Why AI outputs feel generic without proper constraints
AI systems are confident by default.
They generate language that sounds right, even when the underlying structure is missing. They produce outputs that feel aligned, even when they are not grounded in buyer understanding.
This creates a problem: the output looks good, but it does not land.
The Confidence Problem
AI does not know when it is guessing. It does not signal uncertainty. It generates language with the same confidence whether it is pulling from solid structure or filling in gaps with generic patterns.
That means you cannot rely on the output alone to tell you if the system understands what you are trying to do.

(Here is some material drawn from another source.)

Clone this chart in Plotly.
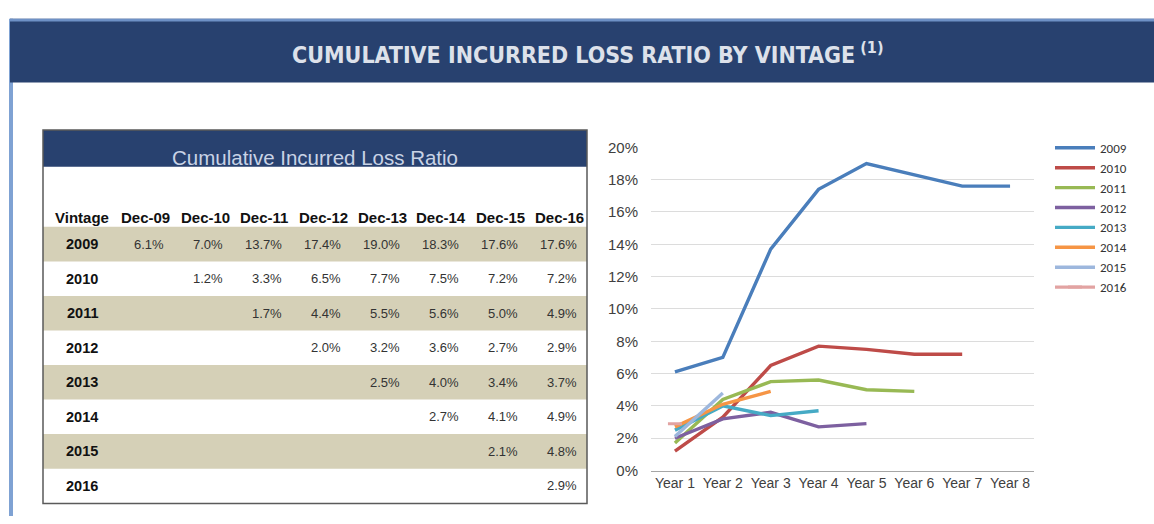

You have to check the structure first.
Why Outputs Feel Generic
Generic outputs happen when:
- The prompt does not provide enough constraint
- The system has no framework to pull from
- The context is too broad or too vague
- The buyer understanding is not structured
When those conditions exist, AI defaults to patterns. It generates language that sounds professional, but it does not reflect your specific buyer, your specific work, or your specific positioning.
The output feels like it could apply to anyone.
What Fixes It
The fix is not to write better prompts. The fix is to build the structure that AI can pull from.
That structure includes:
- Buyer location (where they are right now)
- Implication (what that location means for them)
- Mechanism (how your work resolves that implication)
- Outcome (the new state they reach)
When that structure exists, AI stops guessing. It stops defaulting to generic patterns. It starts generating language that is aligned, specific, and reusable.
That is the difference between prompting for content and prompting from structure.
When you have structure first, AI becomes a tool for execution, not a tool for guessing.